Jones Act Repeal Legislation Introduced in U.S. Senate

On 7 March 2019, Sen. Mike Lee (R-UT) introduced the Open America’s Water Act of 2019 Thursday, a bill which would repeal the Jones Act and allow all qualified vessels to engage in domestic trade between U.S. ports.

“Restricting trade between U.S. ports is a huge loss for American consumers and producers,” read a statement from Sen. Lee. “It is long past time to repeal the Jones Act entirely so that Alaskans, Hawaiians, and Puerto Ricans aren’t forced to pay higher prices for imported goods—and so they rapidly receive the help they need in the wake of natural disasters.”

In 1920, Congress passed the Merchant Marine Act (more widely known as the Jones Act), which requires all goods transported by water between U.S. ports to be carried on a vessel constructed in the U.S., registered in the U.S., owned by U.S. citizens, and crewed primarily by U.S. citizens.

This is not the first attempt at repealing the act. Sen. John McCain introduced similar bills in recent years, before his death in 2018. Like McCain’s bills, Lee’s legislation will face opposition both within and without Congress, on the grounds of U.S. maritime jobs and national security. The day before Lee introduced his bill, for example, several shipping industry members in front of the Senate Commerce Committee’s leadership went on the record in support of the Jones Act, during a hearing.

During that hearing, Matthew Paxton, president of the Shipbuilders Council of America, said the nation’s shipyard industry relies on the Jones Act and its 40,000-vessel fleet for “certainty and stability,” as well as preserving the workforce and supplier base to construct the Navy’s future warships.

Also going on record was the Chairman of the Senate Commerce Committee, Sen. Roger Wicker (R-MS), who said, “Properly enforcing the Jones Act is important for economic and national security. I recently sent a letter to the President – along with several colleagues on this committee – to express support for the Jones Act and to encourage the administration to convene a meeting of all stakeholders to discuss how the domestic maritime industry can meet new demands and serve new markets.”

In his statement announcing the Open America’s Water Act of 2019, Sen. Lee said, “The Cato Institute estimates that after accounting for the inflated costs of transportation and infrastructure, the forgone wages and output, the lost domestic and foreign business revenue, and the monetized environmental toll the annual cost of the Jones Act is in the tens of billions of dollars. And that figure doesn’t even include the annual administration and oversight costs of the law,” said Lee.

In a recent Cato Daily Podcast, Colin Grabow, a policy analyst at the Cato Institute's Herbert A. Stiefel Center for Trade Policy Studies, called the Jones Act a protectionist law and said that such laws tend to drive up cost.

“Let’s start from the fact that you have to buy an American-built ship,” said Grabow. “These ships typically cost four to five times more than what you’d find in a foreign shipyard.
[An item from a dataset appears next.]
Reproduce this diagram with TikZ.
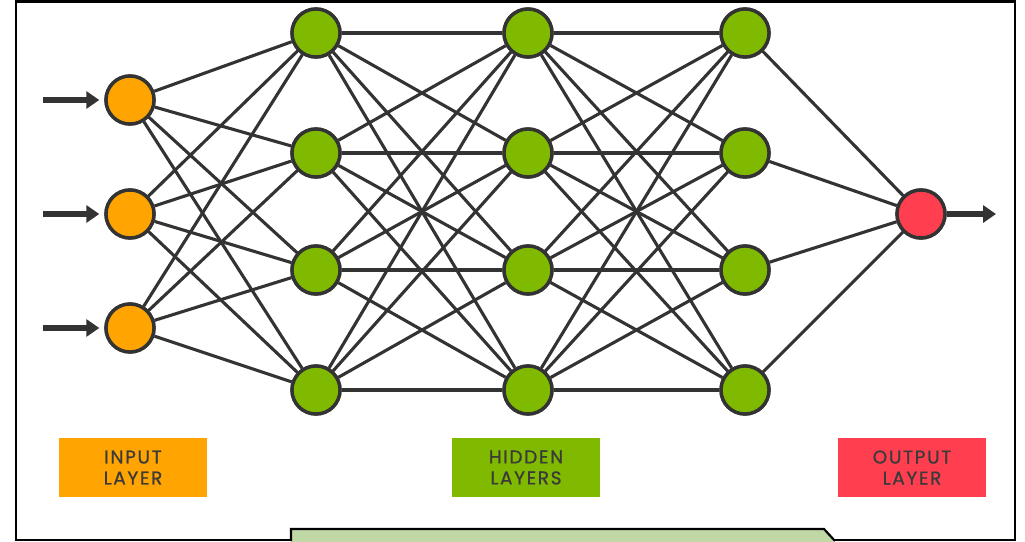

In fact, according the Congressional Research Service in a 2017 report, they said that for coastal vessels, which is the type of vessels you’d typically find in the Jones Act trades, the cost is six to eight times greater.”

Grabow added that increased cost, reduced competition, and less investment (because of the Jones Act’s U.S. ownership requirement), “add up to higher prices for transportation.”